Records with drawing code
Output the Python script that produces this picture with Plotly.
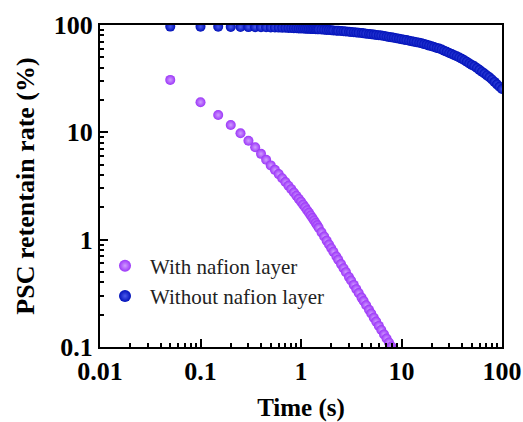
import plotly.graph_objects as go

# Time (s)
time_s = [0.05, 0.1, 0.15, 0.2, 0.25, 0.3, 0.35, 0.4, 0.45, 0.5,
          0.55, 0.6, 0.65, 0.7, 0.75, 0.8, 0.85, 0.9, 0.95, 1.0,
          1.05, 1.1, 1.15, 1.2, 1.25, 1.3, 1.35, 1.4, 1.45, 1.5,
          1.6, 1.7, 1.8, 1.9, 2.0, 2.1, 2.25, 2.35, 2.5, 2.65,
          2.8, 3.0, 3.15, 3.35, 3.55, 3.75, 4.0, 4.2, 4.45, 4.75,
          5.0, 5.3, 5.6, 5.95, 6.3, 6.7, 7.1, 7.5, 7.95, 8.4,
          8.9, 9.45, 10.0, 10.6, 11.2, 11.9, 12.6, 13.3, 14.1, 15.0,
          15.85, 16.8, 17.8, 18.85, 19.95, 21.1, 22.4, 23.7, 25.1, 26.6,
          28.2, 29.85, 31.6, 33.5, 35.5, 37.6, 39.8, 42.15, 44.65, 47.3,
          50.1, 53.1, 56.25, 59.55, 63.1, 66.85, 70.8, 75.0, 79.45, 84.15,
          89.15, 94.4, 100.0]

# With nafion layer (%), read up to ~10 s (below 0.1 % it leaves the axis)
with_nafion = [30.8, 19.1, 14.5, 11.7, 9.8, 8.35, 7.25, 6.3, 5.55, 4.92,
               4.47, 4.08, 3.74, 3.44, 3.18, 2.955, 2.75, 2.57, 2.40, 2.26,
               2.12, 2.00, 1.88, 1.78, 1.68, 1.59, 1.51, 1.43, 1.36, 1.29,
               1.17, 1.069, 0.979, 0.901, 0.833, 0.773, 0.696, 0.651, 0.592, 0.542,
               0.498, 0.448, 0.416, 0.379, 0.346, 0.3185, 0.2885, 0.268, 0.245, 0.222,
               0.205, 0.1875, 0.1724, 0.1572, 0.144, 0.131, 0.120, 0.1102, 0.1009, 0.0927,
               0.0849, 0.0774, 0.0710]

# Without nafion layer (%)
without_nafion = [96.6, 96.4, 96.2, 96.0, 95.8, 95.6, 95.5, 95.4, 95.2, 95.0,
                  94.8, 94.6, 94.4, 94.2, 94.0, 93.8, 93.5, 93.2, 93.0, 92.8,
                  92.7, 92.5, 92.3, 92.1, 91.9, 91.7, 91.6, 91.4, 91.3, 91.1,
                  90.8, 90.4, 90.0, 89.7, 89.4, 89.1, 88.6, 88.4, 88.0, 87.5,
                  87.0, 86.5, 86.1, 85.6, 85.1, 84.7, 84.1, 83.6, 83.0, 82.4,
                  81.9, 81.4, 80.9, 80.3, 79.7, 78.9, 78.1, 77.4, 76.7, 76.0,
                  75.3, 74.6, 73.8, 73.0, 72.3, 71.4, 70.7, 70.0, 69.2, 68.4,
                  67.5, 66.4, 65.4, 64.3, 63.3, 62.3, 61.2, 60.3, 59.1, 57.6,
                  56.3, 54.9, 53.6, 52.3, 51.1, 49.8, 48.4, 46.9, 45.4, 43.9,
                  42.5, 41.2, 39.7, 38.2, 36.7, 35.3, 33.9, 32.6, 31.1, 29.5,
                  28.0, 26.6, 25.3]

series_names = ["With nafion layer", "Without nafion layer"]
x_ticks = [0.01, 0.1, 1, 10, 100]
x_tick_text = ["0.01", "0.1", "1", "10", "100"]
y_ticks = [0.1, 1, 10, 100]
y_tick_text = ["0.1", "1", "10", "100"]

PURPLE = "#9C36F8"
BLUE = "#0010B8"
SERIF = "Liberation Serif"

fig = go.Figure()
fig.add_trace(go.Scatter(
    x=time_s[:len(with_nafion)], y=with_nafion, mode="markers", name=series_names[0],
    marker=dict(size=10, color=PURPLE, line=dict(width=0),
                gradient=dict(type="radial", color="#D09CFF")),
    cliponaxis=True,
))
fig.add_trace(go.Scatter(
    x=time_s, y=without_nafion, mode="markers", name=series_names[1],
    marker=dict(size=10, color=BLUE, line=dict(width=0),
                gradient=dict(type="radial", color="#4A5AEC")),
    cliponaxis=True,
))

axis_common = dict(
    type="log", showgrid=False, zeroline=False, automargin=False,
    showline=True, linecolor="black", linewidth=2, mirror=True,
    ticks="inside", ticklen=8, tickwidth=2, tickcolor="black",
    tickfont=dict(family=SERIF, size=26, color="black", weight="bold"),
    minor=dict(ticks="inside", ticklen=4, tickwidth=1.5, tickcolor="black",
               dtick="D1", showgrid=False),
    layer="above traces",
)

fig.update_xaxes(
    **axis_common, range=[-2, 2], tickvals=x_ticks, ticktext=x_tick_text,
    title=dict(text="Time (s)", font=dict(family=SERIF, size=25, color="black", weight="bold"),
               standoff=18),
)
fig.update_yaxes(
    **axis_common, range=[-1, 2], tickvals=y_ticks, ticktext=y_tick_text,
    title=dict(text="PSC retentain rate (%)",
               font=dict(family=SERIF, size=26, color="black", weight="bold"),
               standoff=12),
)

fig.update_layout(
    width=523, height=422, autosize=False,
    margin=dict(l=100, r=21, t=25, b=75),
    paper_bgcolor="white", plot_bgcolor="white",
    font=dict(family=SERIF, color="black"),
    showlegend=True,
    legend=dict(x=0.0, y=0.315, xanchor="left", yanchor="top",
                bgcolor="rgba(0,0,0,0)", borderwidth=0,
                font=dict(family=SERIF, size=21, color="#222222"),
                itemsizing="constant", itemwidth=40, tracegroupgap=0),
)

fig.write_html("out.html")
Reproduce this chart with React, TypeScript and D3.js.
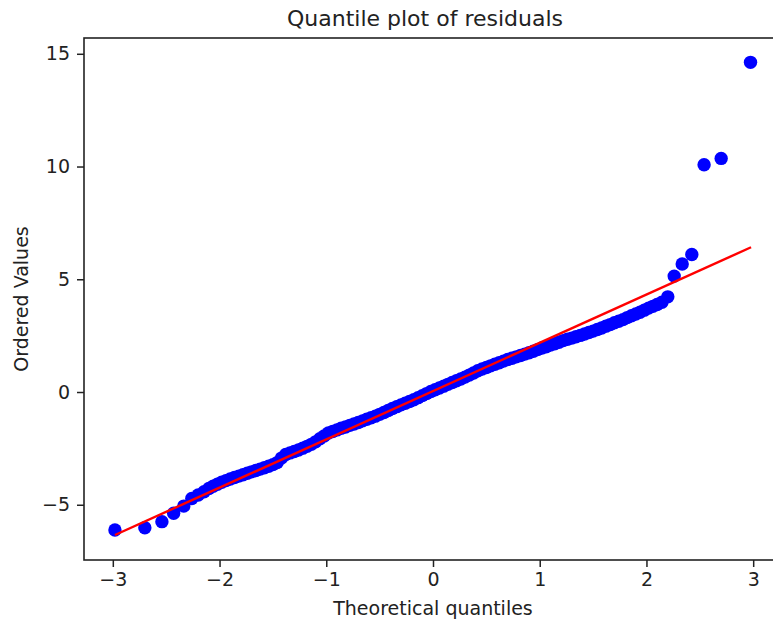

> [EXERCISE DESCRIPTION]: Every record above must be given again exactly; drop the pictures.

> [TASK OUTPUT]:
Output the Python script that produces this picture with Plotly.
import plotly.graph_objects as go

# Time (s)
time_s = [0.05, 0.1, 0.15, 0.2, 0.25, 0.3, 0.35, 0.4, 0.45, 0.5,
          0.55, 0.6, 0.65, 0.7, 0.75, 0.8, 0.85, 0.9, 0.95, 1.0,
          1.05, 1.1, 1.15, 1.2, 1.25, 1.3, 1.35, 1.4, 1.45, 1.5,
          1.6, 1.7, 1.8, 1.9, 2.0, 2.1, 2.25, 2.35, 2.5, 2.65,
          2.8, 3.0, 3.15, 3.35, 3.55, 3.75, 4.0, 4.2, 4.45, 4.75,
          5.0, 5.3, 5.6, 5.95, 6.3, 6.7, 7.1, 7.5, 7.95, 8.4,
          8.9, 9.45, 10.0, 10.6, 11.2, 11.9, 12.6, 13.3, 14.1, 15.0,
          15.85, 16.8, 17.8, 18.85, 19.95, 21.1, 22.4, 23.7, 25.1, 26.6,
          28.2, 29.85, 31.6, 33.5, 35.5, 37.6, 39.8, 42.15, 44.65, 47.3,
          50.1, 53.1, 56.25, 59.55, 63.1, 66.85, 70.8, 75.0, 79.45, 84.15,
          89.15, 94.4, 100.0]

# With nafion layer (%), read up to ~10 s (below 0.1 % it leaves the axis)
with_nafion = [30.8, 19.1, 14.5, 11.7, 9.8, 8.35, 7.25, 6.3, 5.55, 4.92,
               4.47, 4.08, 3.74, 3.44, 3.18, 2.955, 2.75, 2.57, 2.40, 2.26,
               2.12, 2.00, 1.88, 1.78, 1.68, 1.59, 1.51, 1.43, 1.36, 1.29,
               1.17, 1.069, 0.979, 0.901, 0.833, 0.773, 0.696, 0.651, 0.592, 0.542,
               0.498, 0.448, 0.416, 0.379, 0.346, 0.3185, 0.2885, 0.268, 0.245, 0.222,
               0.205, 0.1875, 0.1724, 0.1572, 0.144, 0.131, 0.120, 0.1102, 0.1009, 0.0927,
               0.0849, 0.0774, 0.0710]

# Without nafion layer (%)
without_nafion = [96.6, 96.4, 96.2, 96.0, 95.8, 95.6, 95.5, 95.4, 95.2, 95.0,
                  94.8, 94.6, 94.4, 94.2, 94.0, 93.8, 93.5, 93.2, 93.0, 92.8,
                  92.7, 92.5, 92.3, 92.1, 91.9, 91.7, 91.6, 91.4, 91.3, 91.1,
                  90.8, 90.4, 90.0, 89.7, 89.4, 89.1, 88.6, 88.4, 88.0, 87.5,
                  87.0, 86.5, 86.1, 85.6, 85.1, 84.7, 84.1, 83.6, 83.0, 82.4,
                  81.9, 81.4, 80.9, 80.3, 79.7, 78.9, 78.1, 77.4, 76.7, 76.0,
                  75.3, 74.6, 73.8, 73.0, 72.3, 71.4, 70.7, 70.0, 69.2, 68.4,
                  67.5, 66.4, 65.4, 64.3, 63.3, 62.3, 61.2, 60.3, 59.1, 57.6,
                  56.3, 54.9, 53.6, 52.3, 51.1, 49.8, 48.4, 46.9, 45.4, 43.9,
                  42.5, 41.2, 39.7, 38.2, 36.7, 35.3, 33.9, 32.6, 31.1, 29.5,
                  28.0, 26.6, 25.3]

series_names = ["With nafion layer", "Without nafion layer"]
x_ticks = [0.01, 0.1, 1, 10, 100]
x_tick_text = ["0.01", "0.1", "1", "10", "100"]
y_ticks = [0.1, 1, 10, 100]
y_tick_text = ["0.1", "1", "10", "100"]

PURPLE = "#9C36F8"
BLUE = "#0010B8"
SERIF = "Liberation Serif"

fig = go.Figure()
fig.add_trace(go.Scatter(
    x=time_s[:len(with_nafion)], y=with_nafion, mode="markers", name=series_names[0],
    marker=dict(size=10, color=PURPLE, line=dict(width=0),
                gradient=dict(type="radial", color="#D09CFF")),
    cliponaxis=True,
))
fig.add_trace(go.Scatter(
    x=time_s, y=without_nafion, mode="markers", name=series_names[1],
    marker=dict(size=10, color=BLUE, line=dict(width=0),
                gradient=dict(type="radial", color="#4A5AEC")),
    cliponaxis=True,
))

axis_common = dict(
    type="log", showgrid=False, zeroline=False, automargin=False,
    showline=True, linecolor="black", linewidth=2, mirror=True,
    ticks="inside", ticklen=8, tickwidth=2, tickcolor="black",
    tickfont=dict(family=SERIF, size=26, color="black", weight="bold"),
    minor=dict(ticks="inside", ticklen=4, tickwidth=1.5, tickcolor="black",
               dtick="D1", showgrid=False),
    layer="above traces",
)

fig.update_xaxes(
    **axis_common, range=[-2, 2], tickvals=x_ticks, ticktext=x_tick_text,
    title=dict(text="Time (s)", font=dict(family=SERIF, size=25, color="black", weight="bold"),
               standoff=18),
)
fig.update_yaxes(
    **axis_common, range=[-1, 2], tickvals=y_ticks, ticktext=y_tick_text,
    title=dict(text="PSC retentain rate (%)",
               font=dict(family=SERIF, size=26, color="black", weight="bold"),
               standoff=12),
)

fig.update_layout(
    width=523, height=422, autosize=False,
    margin=dict(l=100, r=21, t=25, b=75),
    paper_bgcolor="white", plot_bgcolor="white",
    font=dict(family=SERIF, color="black"),
    showlegend=True,
    legend=dict(x=0.0, y=0.315, xanchor="left", yanchor="top",
                bgcolor="rgba(0,0,0,0)", borderwidth=0,
                font=dict(family=SERIF, size=21, color="#222222"),
                itemsizing="constant", itemwidth=40, tracegroupgap=0),
)

fig.write_html("out.html")
Reproduce this chart with React, TypeScript and D3.js.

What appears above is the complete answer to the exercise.